Se inaugura mañana en París una gran exposición titulada Il était une fois Walt Disney («Érase una vez Walt Disney»). Parece que han tirado la casa por la ventana y que va a tratarse de un tinglado tan espectacular como bien montado.
Suele decirse que es un rasgo propio de la senectud la capacidad de recordar mejor lo ocurrido hace cuatro o cinco décadas que lo sucedido la pasada semana. No estoy muy seguro de que sea así. Sospecho que en no pocas ocasiones lo que recuerda el viejo o la vieja no es lo que realmente pasó, sino la recreación que de ello fue haciendo con el paso del tiempo. No lo tengo observado en mí mismo –sería difícil–, pero sí en gente próxima, que cuenta sucesos que yo presencié y los cuenta añadiendo y quitando elementos a su guisa, sin tener conciencia de que los está falsificando. Algo muy típico es que incorporen al suceso dichos o hechos suyos que pensó a toro pasado que debería haber dicho o hecho, pero que ni dijo ni hizo realmente.
Yo tengo muy marcados en la memoria bastantes sucesos de mi infancia y, aunque también es posible que los haya deformado en el recuerdo, tiendo a pensar que no, porque son casi todos bastante desagradables. Algunos hay que los conservo bastante fielmente porque me propuse que así fuera. Adquirí esa costumbre a partir de un día en el que oí a mis hermanos mayores contar lo bien que se lo pasaban de críos en el colegio con las travesuras que hacían. Como quiera que entonces yo era crío, estaba en el mismo colegio y no me lo pasaba nada bien, ni mucho menos, y las travesuras me salían muy caras, pensé: «Cuando sea mayor, me acordaré de que en el colegio me lo paso fatal». A partir de ahí, fui haciendo una selección de hechos de ese tipo, fijándome siempre en las historias que los mayores contaban de su niñez y que para mí era evidente que no tenían apenas nada que ver con la realidad de la infancia.
Una de las cosas que más me tocaban las narices era la manía de los mayores de dar por hecho que la gente menuda es inocente, cándida e ingenua y está henchida de buenos sentimientos.

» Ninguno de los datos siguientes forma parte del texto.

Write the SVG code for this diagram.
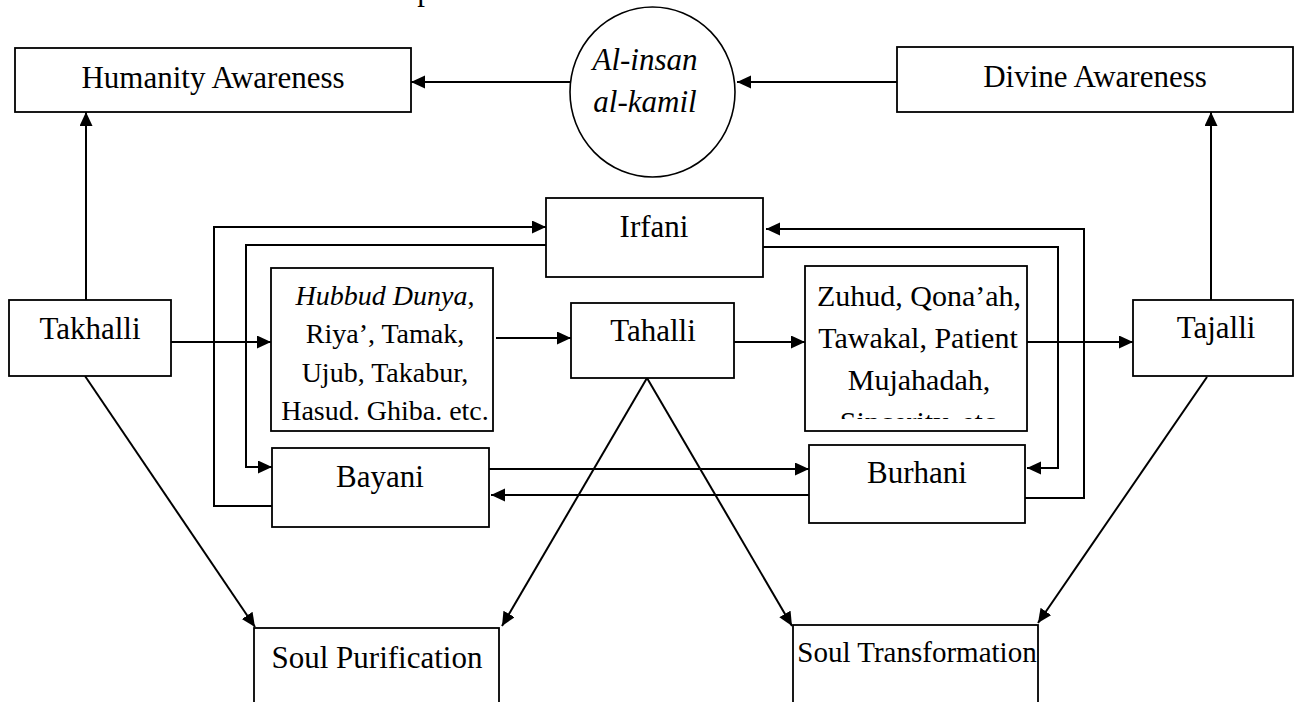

Mi experiencia concreta –el conocimiento de los niños que me rodeaban y la evidencia de mi propio comportamiento– me indicaba a las claras todo lo contrario. Podríamos ser todo lo ignorantes que se quisiera, pero de inocentes, nada. Más bien perversos, crueles e implacables.
De aquella conciencia inicial nació con el tiempo mi convencimiento de que los niños, por lo general, son fascistas espontáneos, a los que sólo un trabajo sistemático de educación puede convertir en verdaderos demócratas.
Disney lo sabía. Por eso sus historias rezumaban –y siguen rezumando– violencia, sexismo, crueldad, clasismo y, en general, ganas de fastidiar. Todo ello, eso sí, edulcorado y disfrazado de falsa ingenuidad. Es lo que explica lo mucho que sus cuentos han gustado siempre a los niños.
Disney fue siempre niño. O sea, un fascista irredento.